- [STATED GOAL]: Your task is to output the listing word for word, with pictures excluded.

- [DATASET EXTRACT]:
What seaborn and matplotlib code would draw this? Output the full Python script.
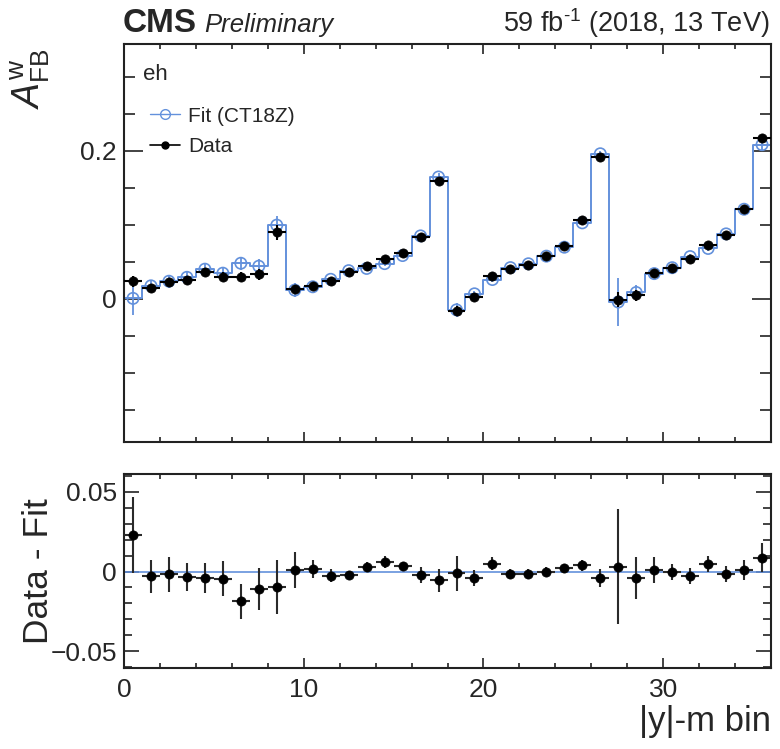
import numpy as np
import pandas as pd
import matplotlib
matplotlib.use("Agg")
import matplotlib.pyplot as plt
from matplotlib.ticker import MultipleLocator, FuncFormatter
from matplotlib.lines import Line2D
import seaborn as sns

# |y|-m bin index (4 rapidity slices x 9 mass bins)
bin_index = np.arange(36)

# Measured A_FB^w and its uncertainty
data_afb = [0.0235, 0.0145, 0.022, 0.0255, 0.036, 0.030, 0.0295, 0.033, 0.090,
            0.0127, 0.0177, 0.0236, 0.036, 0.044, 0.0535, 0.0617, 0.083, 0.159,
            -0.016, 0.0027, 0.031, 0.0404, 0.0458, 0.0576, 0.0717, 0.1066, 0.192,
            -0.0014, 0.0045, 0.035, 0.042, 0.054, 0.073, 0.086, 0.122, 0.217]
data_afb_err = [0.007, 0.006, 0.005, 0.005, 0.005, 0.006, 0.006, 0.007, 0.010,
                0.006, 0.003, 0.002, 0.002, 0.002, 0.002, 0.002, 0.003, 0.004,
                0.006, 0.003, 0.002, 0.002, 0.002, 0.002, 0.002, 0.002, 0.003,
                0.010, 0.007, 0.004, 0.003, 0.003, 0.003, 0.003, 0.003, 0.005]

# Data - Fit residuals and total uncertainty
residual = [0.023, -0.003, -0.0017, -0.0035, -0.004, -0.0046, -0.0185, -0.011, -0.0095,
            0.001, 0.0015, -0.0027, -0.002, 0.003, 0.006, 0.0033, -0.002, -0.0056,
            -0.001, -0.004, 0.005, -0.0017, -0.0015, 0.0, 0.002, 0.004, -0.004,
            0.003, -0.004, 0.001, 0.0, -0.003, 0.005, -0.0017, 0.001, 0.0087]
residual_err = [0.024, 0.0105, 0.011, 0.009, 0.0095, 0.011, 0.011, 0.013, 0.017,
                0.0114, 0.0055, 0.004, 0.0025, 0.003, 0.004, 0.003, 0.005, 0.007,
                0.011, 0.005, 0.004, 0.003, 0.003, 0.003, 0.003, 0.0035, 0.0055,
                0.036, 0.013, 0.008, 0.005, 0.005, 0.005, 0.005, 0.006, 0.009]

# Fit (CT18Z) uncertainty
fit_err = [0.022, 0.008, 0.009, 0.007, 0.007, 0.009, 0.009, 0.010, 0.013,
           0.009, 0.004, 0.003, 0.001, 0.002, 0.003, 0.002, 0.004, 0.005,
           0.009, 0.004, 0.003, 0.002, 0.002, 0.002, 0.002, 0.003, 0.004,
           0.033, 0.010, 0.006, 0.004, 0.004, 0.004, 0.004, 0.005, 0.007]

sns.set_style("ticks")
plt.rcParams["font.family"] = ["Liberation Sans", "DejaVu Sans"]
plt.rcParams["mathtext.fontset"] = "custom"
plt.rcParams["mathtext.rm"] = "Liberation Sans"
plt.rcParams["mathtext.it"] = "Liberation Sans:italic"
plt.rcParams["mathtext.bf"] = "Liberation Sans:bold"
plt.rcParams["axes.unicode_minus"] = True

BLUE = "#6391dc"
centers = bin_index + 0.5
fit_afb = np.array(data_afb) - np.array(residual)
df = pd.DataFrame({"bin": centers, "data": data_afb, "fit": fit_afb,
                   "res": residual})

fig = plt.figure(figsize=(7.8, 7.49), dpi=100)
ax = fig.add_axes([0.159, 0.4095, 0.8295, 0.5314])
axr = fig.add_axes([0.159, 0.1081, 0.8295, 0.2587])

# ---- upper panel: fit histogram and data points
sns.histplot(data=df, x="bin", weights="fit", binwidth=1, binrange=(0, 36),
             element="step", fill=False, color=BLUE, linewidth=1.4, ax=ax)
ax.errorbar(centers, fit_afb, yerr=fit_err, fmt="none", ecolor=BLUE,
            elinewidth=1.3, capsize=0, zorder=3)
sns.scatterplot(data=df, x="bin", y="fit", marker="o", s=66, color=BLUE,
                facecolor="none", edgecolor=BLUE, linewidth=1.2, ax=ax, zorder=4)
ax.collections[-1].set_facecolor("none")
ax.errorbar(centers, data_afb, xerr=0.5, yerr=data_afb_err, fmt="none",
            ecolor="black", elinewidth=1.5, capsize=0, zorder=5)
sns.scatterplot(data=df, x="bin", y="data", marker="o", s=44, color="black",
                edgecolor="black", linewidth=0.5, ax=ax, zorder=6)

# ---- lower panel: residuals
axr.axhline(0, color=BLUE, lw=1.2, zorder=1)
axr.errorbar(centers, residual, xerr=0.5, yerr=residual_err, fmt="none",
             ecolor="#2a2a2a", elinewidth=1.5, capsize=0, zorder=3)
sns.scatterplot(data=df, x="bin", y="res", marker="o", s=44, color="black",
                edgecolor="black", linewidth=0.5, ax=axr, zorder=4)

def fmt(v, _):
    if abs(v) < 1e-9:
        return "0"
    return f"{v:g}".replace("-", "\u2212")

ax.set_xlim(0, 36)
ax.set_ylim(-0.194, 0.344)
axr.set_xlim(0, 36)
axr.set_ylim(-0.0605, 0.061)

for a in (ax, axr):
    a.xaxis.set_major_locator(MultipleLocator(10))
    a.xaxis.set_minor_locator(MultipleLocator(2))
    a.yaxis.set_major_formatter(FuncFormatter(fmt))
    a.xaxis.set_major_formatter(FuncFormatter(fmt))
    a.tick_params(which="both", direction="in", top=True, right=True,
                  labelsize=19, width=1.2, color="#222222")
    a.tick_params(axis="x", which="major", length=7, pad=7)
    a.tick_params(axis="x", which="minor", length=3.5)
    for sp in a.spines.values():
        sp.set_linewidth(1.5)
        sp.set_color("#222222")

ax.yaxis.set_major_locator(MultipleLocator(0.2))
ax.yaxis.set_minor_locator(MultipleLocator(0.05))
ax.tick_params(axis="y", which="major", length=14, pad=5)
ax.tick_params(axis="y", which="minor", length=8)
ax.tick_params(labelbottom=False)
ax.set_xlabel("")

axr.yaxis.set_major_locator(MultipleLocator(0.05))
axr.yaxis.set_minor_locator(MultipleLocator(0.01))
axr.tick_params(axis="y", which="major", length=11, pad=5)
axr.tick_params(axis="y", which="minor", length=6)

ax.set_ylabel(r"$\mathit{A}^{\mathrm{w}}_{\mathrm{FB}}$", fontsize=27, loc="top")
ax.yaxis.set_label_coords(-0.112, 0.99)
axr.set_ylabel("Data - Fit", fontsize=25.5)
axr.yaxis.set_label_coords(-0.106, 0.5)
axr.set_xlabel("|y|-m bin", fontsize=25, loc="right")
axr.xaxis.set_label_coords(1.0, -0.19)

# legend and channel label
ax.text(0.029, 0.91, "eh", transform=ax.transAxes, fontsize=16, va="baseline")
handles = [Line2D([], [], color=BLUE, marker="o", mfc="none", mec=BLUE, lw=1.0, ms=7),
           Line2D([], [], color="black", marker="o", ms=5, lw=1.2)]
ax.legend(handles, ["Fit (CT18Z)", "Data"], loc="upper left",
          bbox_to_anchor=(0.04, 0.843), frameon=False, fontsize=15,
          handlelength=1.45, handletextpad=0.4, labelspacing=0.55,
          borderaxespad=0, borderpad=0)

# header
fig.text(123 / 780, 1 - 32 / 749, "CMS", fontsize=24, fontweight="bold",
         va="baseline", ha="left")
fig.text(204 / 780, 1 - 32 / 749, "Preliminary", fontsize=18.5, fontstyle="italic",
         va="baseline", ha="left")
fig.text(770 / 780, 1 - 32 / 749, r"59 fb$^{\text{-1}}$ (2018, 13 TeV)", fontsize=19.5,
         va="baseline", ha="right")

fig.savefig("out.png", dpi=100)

- [RESPONSE TO THIS EXERCISE]:
What seaborn and matplotlib code would draw this? Output the full Python script.
import numpy as np
import pandas as pd
import matplotlib
matplotlib.use("Agg")
import matplotlib.pyplot as plt
from matplotlib.ticker import MultipleLocator, FuncFormatter
from matplotlib.lines import Line2D
import seaborn as sns

# |y|-m bin index (4 rapidity slices x 9 mass bins)
bin_index = np.arange(36)

# Measured A_FB^w and its uncertainty
data_afb = [0.0235, 0.0145, 0.022, 0.0255, 0.036, 0.030, 0.0295, 0.033, 0.090,
            0.0127, 0.0177, 0.0236, 0.036, 0.044, 0.0535, 0.0617, 0.083, 0.159,
            -0.016, 0.0027, 0.031, 0.0404, 0.0458, 0.0576, 0.0717, 0.1066, 0.192,
            -0.0014, 0.0045, 0.035, 0.042, 0.054, 0.073, 0.086, 0.122, 0.217]
data_afb_err = [0.007, 0.006, 0.005, 0.005, 0.005, 0.006, 0.006, 0.007, 0.010,
                0.006, 0.003, 0.002, 0.002, 0.002, 0.002, 0.002, 0.003, 0.004,
                0.006, 0.003, 0.002, 0.002, 0.002, 0.002, 0.002, 0.002, 0.003,
                0.010, 0.007, 0.004, 0.003, 0.003, 0.003, 0.003, 0.003, 0.005]

# Data - Fit residuals and total uncertainty
residual = [0.023, -0.003, -0.0017, -0.0035, -0.004, -0.0046, -0.0185, -0.011, -0.0095,
            0.001, 0.0015, -0.0027, -0.002, 0.003, 0.006, 0.0033, -0.002, -0.0056,
            -0.001, -0.004, 0.005, -0.0017, -0.0015, 0.0, 0.002, 0.004, -0.004,
            0.003, -0.004, 0.001, 0.0, -0.003, 0.005, -0.0017, 0.001, 0.0087]
residual_err = [0.024, 0.0105, 0.011, 0.009, 0.0095, 0.011, 0.011, 0.013, 0.017,
                0.0114, 0.0055, 0.004, 0.0025, 0.003, 0.004, 0.003, 0.005, 0.007,
                0.011, 0.005, 0.004, 0.003, 0.003, 0.003, 0.003, 0.0035, 0.0055,
                0.036, 0.013, 0.008, 0.005, 0.005, 0.005, 0.005, 0.006, 0.009]

# Fit (CT18Z) uncertainty
fit_err = [0.022, 0.008, 0.009, 0.007, 0.007, 0.009, 0.009, 0.010, 0.013,
           0.009, 0.004, 0.003, 0.001, 0.002, 0.003, 0.002, 0.004, 0.005,
           0.009, 0.004, 0.003, 0.002, 0.002, 0.002, 0.002, 0.003, 0.004,
           0.033, 0.010, 0.006, 0.004, 0.004, 0.004, 0.004, 0.005, 0.007]

sns.set_style("ticks")
plt.rcParams["font.family"] = ["Liberation Sans", "DejaVu Sans"]
plt.rcParams["mathtext.fontset"] = "custom"
plt.rcParams["mathtext.rm"] = "Liberation Sans"
plt.rcParams["mathtext.it"] = "Liberation Sans:italic"
plt.rcParams["mathtext.bf"] = "Liberation Sans:bold"
plt.rcParams["axes.unicode_minus"] = True

BLUE = "#6391dc"
centers = bin_index + 0.5
fit_afb = np.array(data_afb) - np.array(residual)
df = pd.DataFrame({"bin": centers, "data": data_afb, "fit": fit_afb,
                   "res": residual})

fig = plt.figure(figsize=(7.8, 7.49), dpi=100)
ax = fig.add_axes([0.159, 0.4095, 0.8295, 0.5314])
axr = fig.add_axes([0.159, 0.1081, 0.8295, 0.2587])

# ---- upper panel: fit histogram and data points
sns.histplot(data=df, x="bin", weights="fit", binwidth=1, binrange=(0, 36),
             element="step", fill=False, color=BLUE, linewidth=1.4, ax=ax)
ax.errorbar(centers, fit_afb, yerr=fit_err, fmt="none", ecolor=BLUE,
            elinewidth=1.3, capsize=0, zorder=3)
sns.scatterplot(data=df, x="bin", y="fit", marker="o", s=66, color=BLUE,
                facecolor="none", edgecolor=BLUE, linewidth=1.2, ax=ax, zorder=4)
ax.collections[-1].set_facecolor("none")
ax.errorbar(centers, data_afb, xerr=0.5, yerr=data_afb_err, fmt="none",
            ecolor="black", elinewidth=1.5, capsize=0, zorder=5)
sns.scatterplot(data=df, x="bin", y="data", marker="o", s=44, color="black",
                edgecolor="black", linewidth=0.5, ax=ax, zorder=6)

# ---- lower panel: residuals
axr.axhline(0, color=BLUE, lw=1.2, zorder=1)
axr.errorbar(centers, residual, xerr=0.5, yerr=residual_err, fmt="none",
             ecolor="#2a2a2a", elinewidth=1.5, capsize=0, zorder=3)
sns.scatterplot(data=df, x="bin", y="res", marker="o", s=44, color="black",
                edgecolor="black", linewidth=0.5, ax=axr, zorder=4)

def fmt(v, _):
    if abs(v) < 1e-9:
        return "0"
    return f"{v:g}".replace("-", "\u2212")

ax.set_xlim(0, 36)
ax.set_ylim(-0.194, 0.344)
axr.set_xlim(0, 36)
axr.set_ylim(-0.0605, 0.061)

for a in (ax, axr):
    a.xaxis.set_major_locator(MultipleLocator(10))
    a.xaxis.set_minor_locator(MultipleLocator(2))
    a.yaxis.set_major_formatter(FuncFormatter(fmt))
    a.xaxis.set_major_formatter(FuncFormatter(fmt))
    a.tick_params(which="both", direction="in", top=True, right=True,
                  labelsize=19, width=1.2, color="#222222")
    a.tick_params(axis="x", which="major", length=7, pad=7)
    a.tick_params(axis="x", which="minor", length=3.5)
    for sp in a.spines.values():
        sp.set_linewidth(1.5)
        sp.set_color("#222222")

ax.yaxis.set_major_locator(MultipleLocator(0.2))
ax.yaxis.set_minor_locator(MultipleLocator(0.05))
ax.tick_params(axis="y", which="major", length=14, pad=5)
ax.tick_params(axis="y", which="minor", length=8)
ax.tick_params(labelbottom=False)
ax.set_xlabel("")

axr.yaxis.set_major_locator(MultipleLocator(0.05))
axr.yaxis.set_minor_locator(MultipleLocator(0.01))
axr.tick_params(axis="y", which="major", length=11, pad=5)
axr.tick_params(axis="y", which="minor", length=6)

ax.set_ylabel(r"$\mathit{A}^{\mathrm{w}}_{\mathrm{FB}}$", fontsize=27, loc="top")
ax.yaxis.set_label_coords(-0.112, 0.99)
axr.set_ylabel("Data - Fit", fontsize=25.5)
axr.yaxis.set_label_coords(-0.106, 0.5)
axr.set_xlabel("|y|-m bin", fontsize=25, loc="right")
axr.xaxis.set_label_coords(1.0, -0.19)

# legend and channel label
ax.text(0.029, 0.91, "eh", transform=ax.transAxes, fontsize=16, va="baseline")
handles = [Line2D([], [], color=BLUE, marker="o", mfc="none", mec=BLUE, lw=1.0, ms=7),
           Line2D([], [], color="black", marker="o", ms=5, lw=1.2)]
ax.legend(handles, ["Fit (CT18Z)", "Data"], loc="upper left",
          bbox_to_anchor=(0.04, 0.843), frameon=False, fontsize=15,
          handlelength=1.45, handletextpad=0.4, labelspacing=0.55,
          borderaxespad=0, borderpad=0)

# header
fig.text(123 / 780, 1 - 32 / 749, "CMS", fontsize=24, fontweight="bold",
         va="baseline", ha="left")
fig.text(204 / 780, 1 - 32 / 749, "Preliminary", fontsize=18.5, fontstyle="italic",
         va="baseline", ha="left")
fig.text(770 / 780, 1 - 32 / 749, r"59 fb$^{\text{-1}}$ (2018, 13 TeV)", fontsize=19.5,
         va="baseline", ha="right")

fig.savefig("out.png", dpi=100)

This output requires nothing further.